FWIW there may be much to be learned from the types of trees in various parts of the land. In my area, Maples and Tulip Poplars move in first, with Oaks and eventually American Beech taking over many hundreds of years later. A plot of land I am studying has huge trees all over its fairly steep and somewhat rocky slopes, but this wisdom got me to notice the big ones are all Tulip, so maybe the woods aren’t as primordial as I thought. Then a couple weeks ago I lucked into a 1937 aerial photo that shows this unlikely land under cultivation.

Dig underneath it, it’s more than likely either cleared field stone, or a midden. Or colonial trash dump. I’ve dug up many of these in my explorations of Conencticut and Massachusetts rock walls… You could find some cool things in it if it is a midden.

Is it possible that the size and shape of the heaps represents the manner in which they were brought to the site - dropped off the back of a cart, for example - perhaps being brought to this location with the intention of use as building materials at the same time as clearing fields elsewhere?

FWIW, I also vote for “clearing the fields.” By process of elimination, I don’t arrive at much else. When the land is covered with trees, it takes some mental adjustment to imagine that the land was once completely cleared. Maybe the tenant farmers or slaves farmed the less flat land, and they’d have probably had a new crop of rocks to clear every spring.

And by the way, how much was rock used as a building material in that part of the world? My basic guess would be “not much.”

Off-hand I can’t think of a single old structure built with rock down here. Most old houses are frame, richer folk’s homes and public buildings were often built of brick (often purchased cheaply from ships that used them as ballast when empty) but you almost never see stone.

Anyone know why that is? I can understand why initial structures would have been wood or bousillage (a type of waddle/daub used in the colonial era) but over the years they’d have some time to make stone walls. As often as houses burned in those days it would have seemed a natural. They certainly knew how to make mortar, and on the coasts from the Carolinas to Louisiana they even used tabby (wonderful material- it’s a concrete mortar made from shells, moss and clay) but the only large stones you see in construction are usually in chimneys and pilings.

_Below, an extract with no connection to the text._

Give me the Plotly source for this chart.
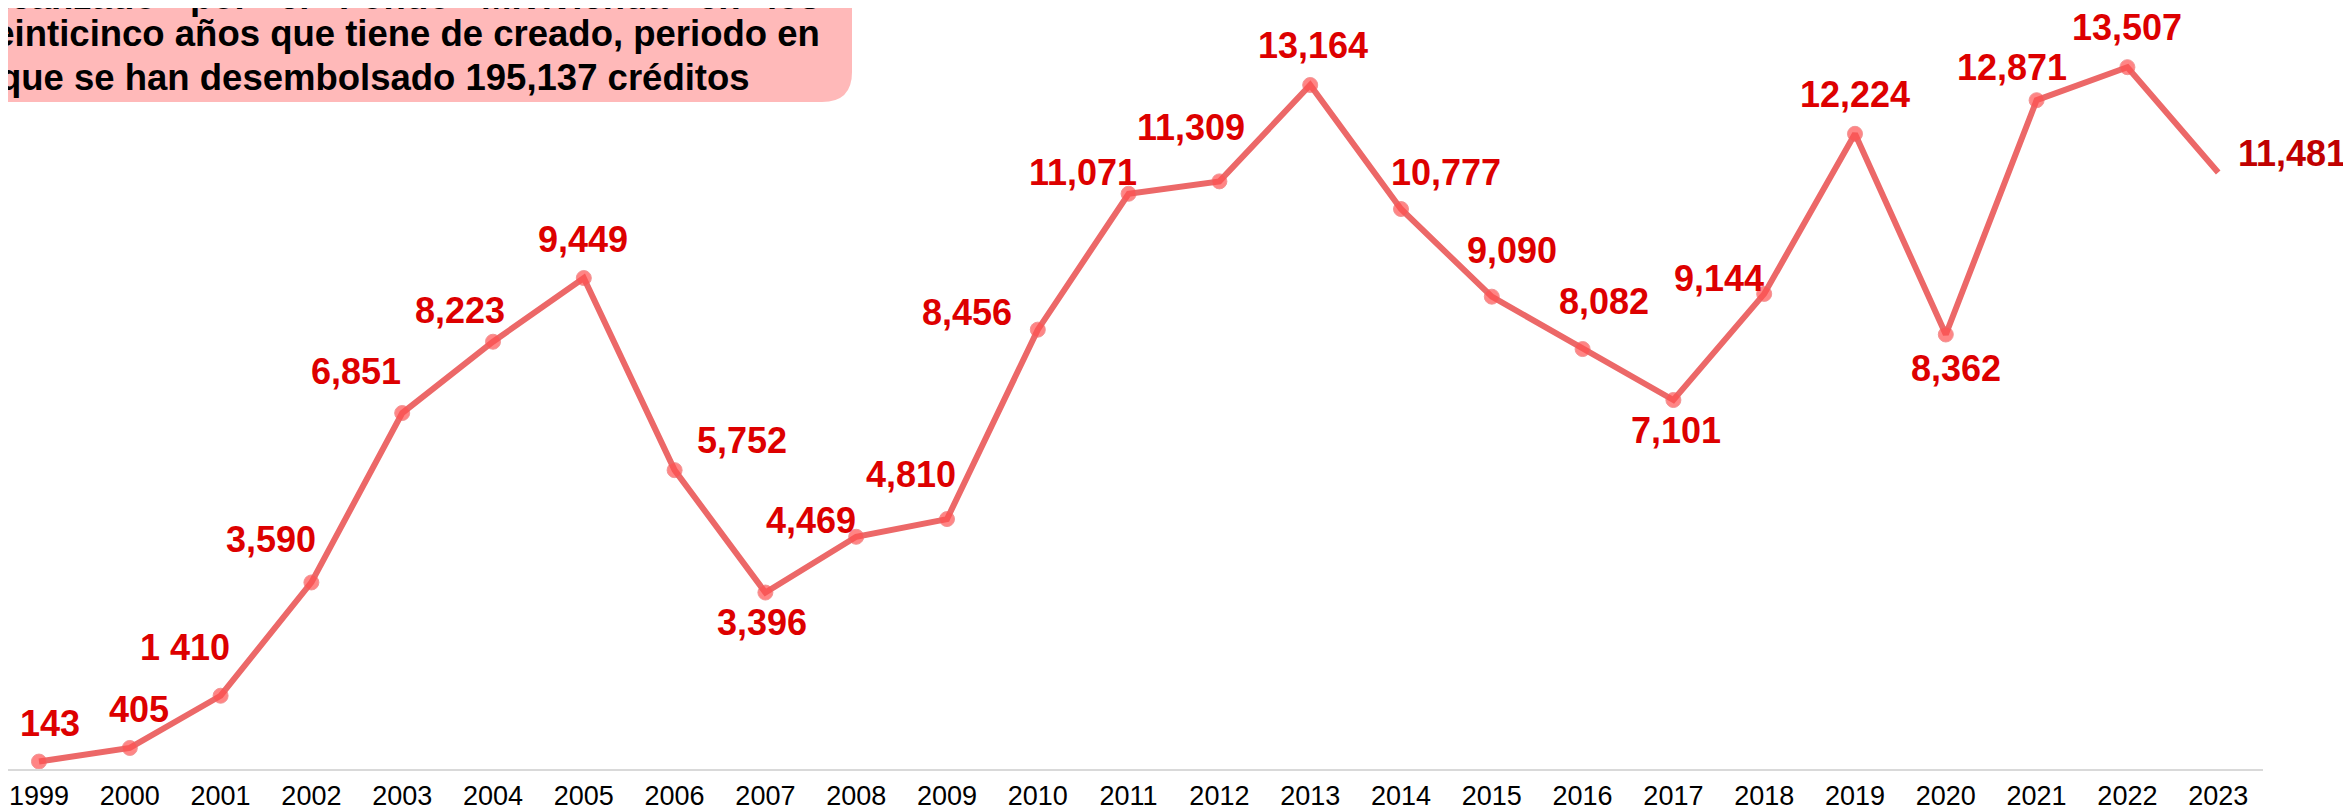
import plotly.graph_objects as go

# ---- data ----
years = list(range(1999, 2024))
values = [143, 405, 1410, 3590, 6851, 8223, 9449, 5752, 3396, 4469, 4810, 8456,
          11071, 11309, 13164, 10777, 9090, 8082, 7101, 9144, 12224, 8362,
          12871, 13507, 11481]
value_labels = ["143", "405", "1 410", "3,590", "6,851", "8,223", "9,449", "5,752",
                "3,396", "4,469", "4,810", "8,456", "11,071", "11,309", "13,164",
                "10,777", "9,090", "8,082", "7,101", "9,144", "12,224", "8,362",
                "12,871", "13,507", "11,481"]
tick_labels = [str(y) for y in years]

box_line1_words = ["alcanzado", "por", "el", "Fondo", "Mivivienda", "en", "los"]
box_line2 = "veinticinco años que tiene de creado, periodo en"
box_line3 = "que se han desembolsado 195,137 créditos"

# ---- style ----
W, H = 2351, 812
OFF = 8            # page body margin offset
PLOT_R = 2263 - OFF   # figure px right edge of plot area
AXIS_Y = 769 - OFF    # figure px of x-axis line
X0_PX = 39 - OFF      # figure px of first category
STEP = 90.8
FONT = "Arial, Liberation Sans, Arimo, sans-serif"
LINE_COLOR = "#EC6868"
MARKER_COLOR = "#FF5252"
LABEL_COLOR = "#DD0000"

# label offsets (px): (dx right, dy up)
label_offsets = [(11, 38), (9, 38), (-36, 48), (-40, 43), (-46, 42), (-33, 31),
                 (-1, 39), (67, 30), (-3, -30), (-45, 16), (-36, 45), (-71, 17),
                 (-46, 21), (-28, 54), (3, 40), (45, 37), (20, 46), (21, 48),
                 (3, -30), (-45, 15), (0, 39), (10, -34), (-25, 33), (0, 40),
                 (74, 19)]
label_colors = [LABEL_COLOR] * (len(values) - 1) + ["#C00000"]
marker_sizes = [15] * (len(values) - 1) + [0]

fig = go.Figure()
fig.add_trace(go.Scatter(
    x=years, y=values, mode="lines+markers",
    line=dict(color=LINE_COLOR, width=6),
    marker=dict(color=MARKER_COLOR, size=marker_sizes),
    cliponaxis=False, hoverinfo="skip", showlegend=False,
))

for yr, v, lab, (dx, dy), c in zip(years, values, value_labels, label_offsets, label_colors):
    fig.add_annotation(x=yr, y=v, text=f"<b>{lab}</b>", showarrow=False,
                       xshift=dx, yshift=dy, xanchor="center", yanchor="middle",
                       font=dict(family=FONT, size=36, color=c))

# page pixel -> paper helpers
def px(x):
    return (x - OFF) / PLOT_R

def py(y):
    return 1 - (y - OFF) / AXIS_Y

# pink rounded box
bx, by, r = 852, 102, 30
path = (f"M {px(-10)},{py(-10)} L {px(bx)},{py(-10)} L {px(bx)},{py(by - r)} "
        f"Q {px(bx)},{py(by)} {px(bx - r)},{py(by)} L {px(-10)},{py(by)} Z")
fig.add_shape(type="path", path=path, xref="paper", yref="paper",
              fillcolor="#FFB9B9", line=dict(width=0), layer="below")

TXT = dict(family=FONT, size=36.5, color="black")
# line 1 (justified, mostly clipped at top): (page px, anchor)
word_pos = [(158, "right"), (188, "left"), (277, "left"), (337, "left"),
            (479, "left"), (696, "left"), (822, "right")]
for w, (xp, anc) in zip(box_line1_words, word_pos):
    fig.add_annotation(x=px(xp), y=py(-4), xref="paper", yref="paper",
                       text=f"<b>{w}</b>", showarrow=False, xanchor=anc,
                       yanchor="middle", font=TXT)
fig.add_annotation(x=px(822), y=py(34), xref="paper", yref="paper",
                   text=f"<b>{box_line2}</b>", showarrow=False, xanchor="right",
                   yanchor="middle", font=TXT)
fig.add_annotation(x=px(-3), y=py(78), xref="paper", yref="paper",
                   text=f"<b>{box_line3}</b>", showarrow=False, xanchor="left",
                   yanchor="middle", font=TXT)

x0 = years[0] - X0_PX / STEP
x1 = years[0] + (PLOT_R - X0_PX) / STEP
fig.update_xaxes(range=[x0, x1], tickvals=years, ticktext=tick_labels,
                 showgrid=False, zeroline=False, showline=True,
                 linecolor="#D9D9D9", linewidth=2, ticks="",
                 ticklabelstandoff=2,
                 tickfont=dict(family=FONT, size=27, color="black"))
fig.update_yaxes(range=[0, AXIS_Y / 0.05196], visible=False, showgrid=False)

fig.update_layout(
    width=W, height=H,
    margin=dict(l=0, r=W - PLOT_R, t=0, b=H - AXIS_Y, pad=0),
    plot_bgcolor="white", paper_bgcolor="white",
)

fig.write_html("out.html")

I think the cart loads is probably the best theory as well (disappointing, of course- I wanted Injun voodoo mystery gravemounds ;)). If that’s the case the stream was probably bridged, which would only require a fairly simple structure. Does anyone know if there were carts or wagons with a “dumptruck” type feature or would the rocks have to be thrown off my hand?

Speaking of changing topography and landscape, what’s amazing to me is how COMPLETELY all evidence of a structure can disappear. The plantation big house that’s linked above stood on the same spot from the late 1830s to the mid-1980s. The old couple who lived there when I was a kid (not related to me but our nearest non-relative neighbors in straight-line progression [over a mile as the road goes]) kept an acre around the place golf-course flat and smooth with goats and sling blades and occasional hired lawn mowers. Today, you cannot tell there was EVER a house there- the whole place is covered in pines and rowan oaks and wild grasses and briars.

Ditto my own family’s homeplace (pics in the same catalog as the rocks). My great-aunts kept that place covered in flowers and mostly dirt. Today, not much over a decade since somebody last occupied that house (it was used as a flea market for a while), there are trees and grass taller than I am in their front yard and I couldn’t even find their vegetable garden. (Daffodils and roses and petunias are abundant, though, descendants of the ones from their flowerbeds that have now scattered all through the woods.)

I think it was simply the building culture of the first settlers to use wood, and everybody thereafter did the same. The building trades are very conservative in many ways, and people tend to stick to what they know. And initially, a wooden house could be built more quickly and easily than a stone one.

It’s the same in New England – except for a few areas in central Vermont, almost everything is wood or brick.